Do ponto de vista de Trump, a ofensiva contra a África do Sul serve a múltiplos objetivos:

  • Mobilizar sua base interna:
    Narrativas sobre “cristãos perseguidos”, “brancos sob ataque” e “governos socialistas” são elementos recorrentes em sua retórica com foco em eleitorado conservador.
  • Reafirmar liderança dura no cenário internacional:
    Mostrar disposição de “punir” países que não se alinham plenamente à agenda de Washington — ou à sua própria visão de mundo — faz parte de sua imagem de liderança assertiva.
  • Marcar posição em relação ao Sul Global:
    Ao confrontar um país que simboliza a África no G20, Trump envia uma mensagem a outros governos considerados demasiado independentes ou críticos de certas políticas norte-americanas.

Esse cálculo, porém, pode ter custos diplomáticos: afastar aliados potenciais, fortalecer discursos anti-americanos no Sul Global e alimentar a percepção de que os EUA utilizam mecanismos multilaterais para impor agendas nacionais.

Cenários possíveis para o G20 de Miami

Diante dessa escalada verbal, alguns cenários se desenham para a preparação da cúpula do G20 em Miami:

  1. Tensão controlada
    As declarações de Trump permanecem como retórica política, sem se traduzir em medidas formais de exclusão.

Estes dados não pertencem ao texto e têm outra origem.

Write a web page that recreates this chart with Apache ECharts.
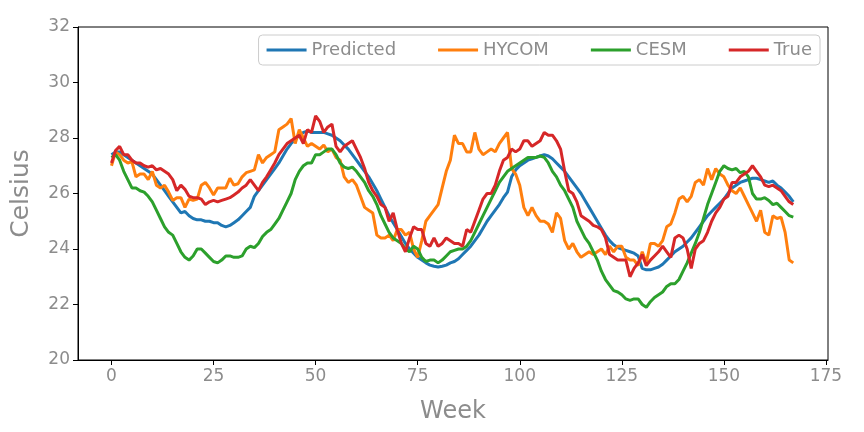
<!DOCTYPE html><html><head><meta charset="utf-8"><script src="https://cdn.jsdelivr.net/npm/echarts@6/dist/echarts.min.js"></script></head><body style="margin:0"><div id="c" style="width:864px;height:432px"></div><script>
const predicted=[27.4,27.5,27.5,27.4,27.3,27.2,27.1,27.0,26.9,26.8,26.7,26.5,26.3,26.1,25.9,25.7,25.5,25.3,25.35,25.2,25.1,25.05,25.05,25.0,25.0,24.95,24.95,24.85,24.8,24.85,24.95,25.05,25.2,25.35,25.5,25.9,26.1,26.3,26.5,26.7,26.9,27.1,27.35,27.6,27.8,27.95,28.1,28.2,28.25,28.2,28.2,28.2,28.2,28.15,28.1,28.0,27.9,27.75,27.6,27.4,27.2,27.0,26.8,26.6,26.35,26.1,25.8,25.5,25.2,24.95,24.7,24.45,24.2,24.0,23.85,23.7,23.6,23.5,23.42,23.38,23.35,23.38,23.42,23.5,23.55,23.65,23.8,23.95,24.1,24.3,24.5,24.75,25.0,25.2,25.4,25.6,25.85,26.05,26.6,26.85,27.0,27.1,27.2,27.25,27.3,27.35,27.4,27.35,27.25,27.1,26.95,26.8,26.6,26.4,26.2,26.0,25.75,25.5,25.25,25.0,24.75,24.5,24.3,24.15,24.05,24.0,23.95,23.9,23.85,23.75,23.3,23.25,23.25,23.3,23.35,23.45,23.6,23.75,23.9,24.0,24.1,24.25,24.4,24.6,24.8,25.0,25.2,25.35,25.5,25.65,25.8,26.0,26.2,26.3,26.4,26.45,26.5,26.55,26.55,26.5,26.45,26.4,26.45,26.3,26.2,26.05,25.9,25.7];
const hycom=[27.0,27.5,27.4,27.2,27.1,27.15,26.6,26.7,26.7,26.5,26.8,26.3,26.2,26.3,26.05,25.75,25.85,25.85,25.5,25.8,25.75,25.8,26.3,26.4,26.2,25.95,26.2,26.2,26.2,26.55,26.3,26.35,26.6,26.75,26.8,26.85,27.4,27.1,27.3,27.4,27.5,28.3,28.4,28.5,28.7,27.8,28.3,28.0,27.7,27.8,27.7,27.6,27.75,27.5,27.6,27.3,27.2,26.6,26.4,26.5,26.3,25.9,25.5,25.4,25.3,24.5,24.4,24.4,24.5,24.3,24.7,24.7,24.5,24.6,24.0,23.7,24.3,25.0,25.2,25.4,25.6,26.2,26.8,27.2,28.1,27.8,27.8,27.5,27.5,28.2,27.6,27.4,27.5,27.6,27.5,27.8,28.0,28.2,26.9,26.7,26.3,25.5,25.2,25.5,25.2,25.0,25.0,24.9,24.6,25.3,25.1,24.3,24.0,24.2,23.9,23.7,23.8,23.9,23.8,23.9,24.0,23.8,24.1,23.9,24.1,24.1,23.7,23.6,23.6,23.4,23.9,23.5,24.2,24.2,24.1,24.3,24.8,24.9,25.3,25.8,25.9,25.7,25.9,26.4,26.5,26.3,26.9,26.5,26.9,26.7,26.6,26.3,26.1,26.0,26.2,25.9,25.6,25.3,25.0,25.4,24.6,24.5,25.2,25.1,25.15,24.6,23.6,23.5];
const cesm=[27.3,27.4,27.2,26.8,26.5,26.2,26.2,26.1,26.05,25.9,25.7,25.4,25.1,24.8,24.6,24.5,24.2,23.9,23.7,23.6,23.75,24.0,24.0,23.85,23.7,23.55,23.5,23.6,23.75,23.75,23.7,23.7,23.75,24.0,24.1,24.05,24.2,24.45,24.6,24.7,24.9,25.1,25.4,25.7,26.0,26.5,26.8,27.0,27.1,27.1,27.4,27.4,27.5,27.6,27.6,27.4,27.1,26.95,26.9,26.95,26.8,26.6,26.4,26.1,25.9,25.6,25.2,24.9,24.6,24.4,24.3,24.2,24.0,23.9,24.1,24.0,23.7,23.55,23.6,23.6,23.5,23.6,23.75,23.9,23.95,24.0,24.0,24.1,24.3,24.6,24.9,25.2,25.5,25.8,26.1,26.4,26.6,26.8,26.9,27.0,27.1,27.2,27.3,27.3,27.3,27.35,27.3,27.1,26.8,26.6,26.3,26.1,25.8,25.5,25.0,24.7,24.4,24.2,23.9,23.6,23.2,22.9,22.7,22.5,22.45,22.35,22.2,22.15,22.2,22.2,22.0,21.9,22.1,22.25,22.35,22.45,22.65,22.75,22.75,22.9,23.2,23.5,23.85,24.2,24.6,25.1,25.6,26.0,26.4,26.8,27.0,26.9,26.85,26.9,26.75,26.8,26.6,26.0,25.8,25.8,25.85,25.75,25.6,25.65,25.5,25.35,25.2,25.15];
const truth=[27.1,27.55,27.7,27.4,27.4,27.2,27.1,27.1,27.0,26.95,27.0,26.85,26.9,26.8,26.7,26.5,26.1,26.3,26.15,25.9,25.85,25.85,25.8,25.6,25.7,25.75,25.7,25.75,25.8,25.85,25.95,26.05,26.2,26.3,26.5,26.3,26.1,26.4,26.6,26.85,27.1,27.4,27.6,27.8,27.9,28.0,28.1,27.8,28.3,28.2,28.8,28.6,28.2,28.4,28.5,27.7,27.5,27.7,27.8,27.9,27.6,27.3,26.9,26.4,26.1,25.9,25.6,25.5,25.0,25.3,24.7,24.2,23.9,24.4,24.8,24.7,24.7,24.2,24.1,24.4,24.1,24.2,24.4,24.3,24.2,24.2,24.1,24.7,24.6,25.0,25.4,25.8,26.0,26.0,26.3,26.8,27.2,27.3,27.6,27.5,27.6,27.9,27.9,27.7,27.8,27.9,28.2,28.1,28.1,27.9,27.6,26.8,26.1,26.0,25.7,25.2,25.1,25.0,24.85,24.8,24.7,24.4,23.8,23.7,23.6,23.6,23.6,23.0,23.3,23.5,23.8,23.4,23.6,23.75,23.9,24.1,23.9,23.7,24.4,24.5,24.4,24.0,23.3,24.0,24.2,24.3,24.6,25.0,25.3,25.5,25.8,25.9,26.4,26.4,26.6,26.7,26.8,27.0,26.8,26.6,26.3,26.25,26.3,26.2,26.1,25.9,25.7,25.6];
const xTicks=[0,25,50,75,100,125,150,175];
const yTicks=[20,22,24,26,28,30,32];
const names=['Predicted','HYCOM','CESM','True'];
const colors=['#1f77b4','#ff7f0e','#2ca02c','#d62728'];
const all=[predicted,hycom,cesm,truth];
const grey='#8c8c8c';
const ch=echarts.init(document.getElementById('c'));
ch.setOption({
 animation:false,
 grid:{left:78,right:36,top:27,bottom:72,show:true,borderColor:'#000',borderWidth:1},
 legend:{right:44,top:35,itemWidth:40,itemHeight:3,itemGap:42,padding:[6,8],borderColor:'#ccc',borderWidth:1,borderRadius:4,backgroundColor:'#fff',
  icon:'rect',textStyle:{fontSize:18,color:grey,fontFamily:'DejaVu Sans'},data:names},
 xAxis:{type:'value',min:-8.2,max:175.5,name:'Week',nameLocation:'middle',nameGap:40,nameTextStyle:{fontSize:24,color:grey,fontFamily:'DejaVu Sans'},
  axisLine:{onZero:false,lineStyle:{color:'#000'}},splitLine:{show:false},
  axisTick:{customValues:xTicks,length:5,lineStyle:{color:'#000'}},
  axisLabel:{customValues:xTicks,fontSize:17,color:grey,fontFamily:'DejaVu Sans',margin:8}},
 yAxis:{type:'value',min:20,max:32,interval:2,name:'Celsius',nameLocation:'middle',nameGap:44,nameTextStyle:{fontSize:25,color:grey,fontFamily:'DejaVu Sans'},
  axisLine:{show:true,onZero:false,lineStyle:{color:'#000'}},splitLine:{show:false},
  axisTick:{show:true,length:5,lineStyle:{color:'#000'}},
  axisLabel:{fontSize:17,color:grey,fontFamily:'DejaVu Sans',margin:8}},
 series:all.map((d,i)=>({name:names[i],type:'line',showSymbol:false,symbol:'none',color:colors[i],lineStyle:{width:3,color:colors[i]},data:d.map((v,j)=>[j,v])}))
});
</script></body></html>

A África do Sul mantém seu assento, ainda que sob clima tenso.
  2. Tentativa de isolamento diplomático
    Mesmo sem expulsão formal, podem surgir esforços para isolar a delegação sul-africana em discussões-chave, relegando o país a um papel marginal nas negociações.
  3. Reação coordenada de outros membros
    Países do Sul Global, e mesmo alguns aliados ocidentais, podem reagir, defendendo a importância de manter a composição atual do G20 e criticando a politização excessiva da participação no grupo.
  4. Reforço de outras plataformas multilaterais
    Diante da incerteza, a África do Sul e parceiros podem intensificar seu engajamento em estruturas alternativas (como BRICS ampliado e fóruns africanos), diminuindo o peso simbólico do G20 em sua estratégia externa.

Conclusão: muito além de uma disputa bilateral

O embate entre Trump e a África do Sul em torno do G20 é mais do que uma troca de declarações duras. Ele revela:

  • a crescente politização dos fóruns econômicos globais;
  • o uso de narrativas ideológicas para tentar moldar a composição e a legitimidade desses espaços;
  • a vulnerabilidade ainda existente da presença africana em instâncias centrais da governança global.

Para a África do Sul, o desafio é duplo: resistir à pressão política externa e, ao mesmo tempo, seguir lidando com problemas internos complexos — desigualdade, violência, herança do apartheid, reformas estruturais — sem deixar que esses temas sejam sequestrados por narrativas distorcidas no debate internacional.

Para o G20, a crise levanta uma questão incômoda: o grupo quer ser, de fato, um espaço plural e representativo, capaz de ouvir e integrar diferentes perspectivas, ou corre o risco de se tornar mais um fórum condicionado por confrontos políticos e exclusões seletivas?

A forma como essa disputa será administrada nos próximos meses dirá muito sobre o futuro do papel da África no sistema internacional e sobre a capacidade do G20 de se manter como um pilar relevante da governança global em um mundo cada vez mais polarizado.